We’ve seen this on a simple basis with respect to Intel’s server products. Later versions of the Pentium III Xeon, for example, incorporated huge on-die caches that bumped the transistor count into the hundreds of millions, and resulted in a die size two to three times the size of a typical desktop processor at the time. These huge Xeons were difficult to manufacture, and came with a corresponding price premium.
The move to 90nm technology has allowed Intel to cram a comparatively huge amount of cache memory onto the Pentium 4 die. Prescott improves on the previous Northwood processor by boasting a huge 1MB L2 cache. Despite the larger cache, which helps to drive Prescott’s transistor count to over 125 million, the processor’s physical size remains manageable at only 112 square millimeters – roughly 50% smaller than Intel’s first Willamette Pentium 4 with its tiny 256kB L2 cache.

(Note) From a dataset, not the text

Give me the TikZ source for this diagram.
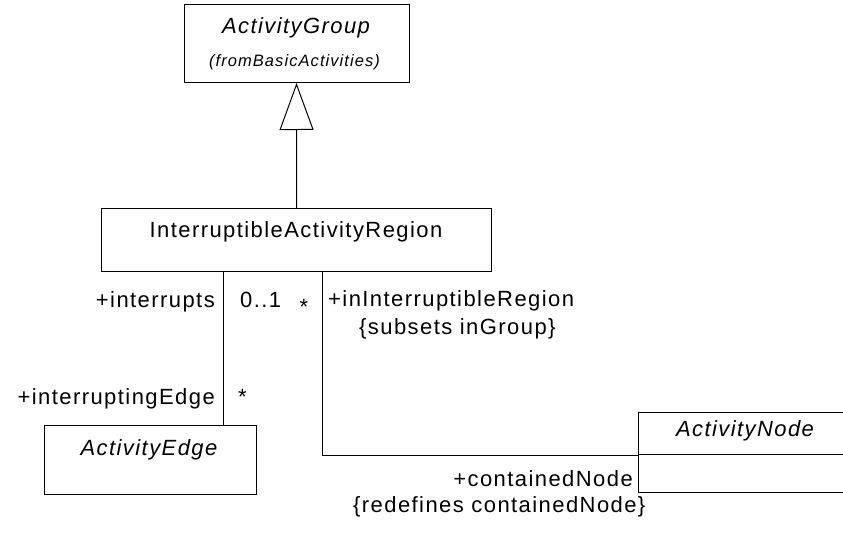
\documentclass[tikz,border=0pt]{standalone}
\usepackage{fontspec}
\setmainfont{Liberation Sans}[LetterSpace=6.5]
\usetikzlibrary{arrows.meta}
\newcommand\umlfont{\fontsize{22}{26}\selectfont}
\tikzset{>=Stealth,every node/.style={font=\umlfont,inner sep=0pt},txt/.style={anchor=base},abs/.style={anchor=base,font=\umlfont\itshape},cls/.style={draw,line width=1pt},assoc/.style={line width=1pt},gen/.style={line width=1pt,-{Triangle[open,length=47pt,width=34pt]}}}

\begin{document}
\begin{tikzpicture}[x=1pt,y=-1pt]
\useasboundingbox (0,0) rectangle (843,533);
\node[cls,minimum width=225pt,minimum height=78pt] (ag) at (296.5,43.5){};
\node[abs] (agname) at (296,33){ActivityGroup};
\node[abs,font=\fontsize{16.5}{20}\selectfont\itshape] (agpkg) at (294.5,66.7){(fromBasicActivities)};
\node[cls,minimum width=390pt,minimum height=63pt] (iar) at (296.7,240){};
\node[txt] (iarname) at (296,237.7){InterruptibleActivityRegion};
\node[cls,minimum width=212pt,minimum height=69pt] (ae) at (150.2,459.7){};
\node[abs] (aename) at (149,455){ActivityEdge};
\node[cls,minimum width=214pt,minimum height=42pt] (an) at (745,433){};
\node[cls,minimum width=214pt,minimum height=38pt] (anattr) at (745,473){};
\node[abs] (anname) at (745,436.7){ActivityNode};
\draw[gen] (iar.north) -- (ag.south);
\draw[assoc] (223,0 |- iar.south) -- (223,0 |- ae.north);
\draw[assoc] (322.3,0 |- iar.south) |- ([yshift=-2pt]anattr.north west);
\node[txt,anchor=base east] (lint) at (215,307){+interrupts};
\node[txt,anchor=base west] (lmulta) at (240,307){0..1};
\node[txt] (lstara) at (304,314){*};
\node[txt,anchor=base east] (ledge) at (215,404){+interruptingEdge};
\node[txt] (lstarb) at (242.5,404){*};
\node[txt,anchor=base west] (lreg) at (328,306){+inInterruptibleRegion};
\node[txt,anchor=base west] (lsub) at (359,334){\{subsets inGroup\}};
\node[txt,anchor=base east] (lnode) at (633,486){+containedNode};
\node[txt,anchor=base west] (lredef) at (353,512){\{redefines containedNode\}};
\end{tikzpicture}
\end{document}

In addition, Intel has also taken the opportunity to increase the size of the Pentium 4’s L1 cache as well. Prescott’s L1 data cache is now doubled to 16kB, while the L1 instruction cache (or Execution Trace Cache) remains at 12k micro-ops. The Pentium 4 was initially designed with a small 8kB L1 data cache as a tradeoff in order to maximize the speed of the cache. Set-associativity of the L1 data cache has also increased from 4-way to 8-way.
Figs. 1 & 2 - Color-enhanced photos of Intel's Pentium 4 processor dies. On the left is the 130nm Northwood core; the 90nm Prescott core is on the right. Notice the larger L2 area on the Prescott die.
As you'll see later in the benchmarks, however, there are tradeoffs necessary in order to implement such a large cache.